Sabine Kurtenbach / Angelika Rettberg / Gabriel Rosero / José Salguero
World Development | 2025
In the context of war, states and non-state actors alike need resources to fund their armed activities. While states can use taxes to this end, non-state actors often need either territorial control to mimic the taxing abilities of a state or to participate in the trade of legal and illegal resources. After a war ends, these activities have no clear-cut end, but they may continue to fund other manifestations of postwar violence. We therefore ask: How do non-state war economies or rebels’ access to economic resources matter for understanding postwar violence? More specifically, what conditions might reinforce or mitigate these legacies after the termination of hostilities?
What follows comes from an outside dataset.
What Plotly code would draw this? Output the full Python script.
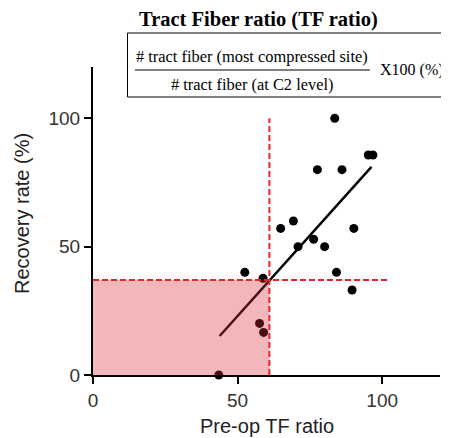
import plotly.graph_objects as go

# Data
tf_ratio = [83.6, 95.2, 96.8, 77.6, 86.1, 64.9, 69.3, 90.2, 70.9, 76.3, 80.1,
            52.5, 84.2, 58.8, 89.6, 57.6, 59.0, 43.5]
recovery = [100, 85.7, 85.7, 80, 80, 57.1, 60, 57.1, 50, 52.9, 50,
            40, 40, 37.7, 33.1, 20.1, 16.6, 0]
fit_x = [43.8, 96.3]
fit_y = [15.2, 81.1]
cutoff_x = 61
cutoff_y = 37
vline_top = 100
hline_right = 102.5
x_ticks = [0, 50, 100]
y_ticks = [0, 50, 100]

fig = go.Figure()
fig.add_trace(go.Scatter(x=fit_x, y=fit_y, mode="lines",
                         line=dict(color="black", width=2.5), showlegend=False))
fig.add_trace(go.Scatter(x=tf_ratio, y=recovery, mode="markers",
                         marker=dict(color="black", size=9), cliponaxis=False,
                         showlegend=False))

red = "#e8242a"
fig.add_shape(type="rect", x0=0, x1=cutoff_x, y0=0, y1=cutoff_y, xref="x", yref="y",
              fillcolor="rgba(218,45,55,0.34)", line=dict(width=0), layer="above")
fig.add_shape(type="line", x0=cutoff_x, x1=cutoff_x, y0=0, y1=vline_top, xref="x", yref="y",
              line=dict(color=red, width=2, dash="6px,3px"), layer="above")
fig.add_shape(type="line", x0=0, x1=hline_right, y0=cutoff_y, y1=cutoff_y, xref="x", yref="y",
              line=dict(color=red, width=2, dash="6px,3px"), layer="above")

# page body has an 8px margin, so the figure is offset by 8px
OFF = 8
FW, FH = 449 - OFF, 438 - OFF
L = 93 - OFF
R = 9
T = 67 - OFF
B = FH - (375 - OFF)
W = FW - L - R
H = FH - T - B

def px(x):
    return (x - OFF - L) / W
def py(y):
    return (FH - B - (y - OFF)) / H

fig.add_shape(type="rect", xref="paper", yref="paper",
              x0=px(127.5), x1=px(447), y0=py(97), y1=py(33),
              line=dict(color="black", width=1), fillcolor="rgba(0,0,0,0)")
fig.add_shape(type="line", xref="paper", yref="paper",
              x0=px(135), x1=px(370), y0=py(70), y1=py(70),
              line=dict(color="black", width=1.2))

serif = "Liberation Serif"
def note(text, x, y, size, family=serif, color="black", angle=0):
    fig.add_annotation(text=text, xref="paper", yref="paper", x=px(x), y=py(y),
                       xanchor="center", yanchor="middle", showarrow=False,
                       textangle=angle, font=dict(family=family, size=size, color=color))

note("<b>Tract Fiber ratio (TF ratio)</b>", 258, 19.5, 20.5)
note("# tract fiber (most compressed site)", 252, 57, 16.4)
note("# tract fiber (at C2 level)", 252, 85, 16.4)
note("X100 (%)", 412, 70, 16)
note("Pre-op TF ratio", 267, 426, 20, family="Liberation Sans", color="#222")
note("Recovery rate (%)", 22, 214, 20, family="Liberation Sans", color="#222", angle=-90)

axis_common = dict(showgrid=False, zeroline=False, showline=True, linecolor="black",
                   linewidth=2, ticks="outside", ticklen=7, tickwidth=2, tickcolor="black",
                   tickfont=dict(family="Liberation Sans", size=19, color="#333"),
                   range=[0, 120], automargin=False)
fig.update_xaxes(**axis_common, tickvals=x_ticks)
fig.update_yaxes(**axis_common, tickvals=y_ticks)

fig.update_layout(width=FW, height=FH, margin=dict(l=L, r=R, t=T, b=B, autoexpand=False),
                  plot_bgcolor="white", paper_bgcolor="white")
fig.write_html("out.html")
In this paper, we challenge the general assumption that war economies thwart postwar transformations and peacebuilding. Motivated by scattered empirical evidence suggesting significant variation on the ground, we apply a Qualitative Comparative Analysis (QCA) research design to examine a sample of 42 postwar episodes. We focus on how the access of rebels and non-state groups to economic resources shape postwar violence. Due to the poor quality of comparable quantitative data across countries, we use a two-step approach. We first identify clusters of postwar societies based on the existence or absence of non-state armed actors’ access to resources and the level of postwar violence. Drawing from these findings, we validate the clusters with illustrative case studies in a second step. Our results show no linear pathway from the actors’ access to resources to postwar crime and violence. In fact, our findings suggest that the characteristics and depth of postwar crime and violence depend on specific and dynamic combinations of political regime and economic state capacities, which operate as intermediating factors fostering violence when weak or mitigating/counteracting violence when strong. Our findings caution against fatalistic—even deterministic—views of war economies shaping postwar societies. Far from being doomed, countries emerging from war find opportunities to strengthen democratic participation and diversify state presence. This confirms long-held notions that peacebuilding, as well as postwar crime and violence, amount largely to a question of building strong, capable, and inclusive institutions.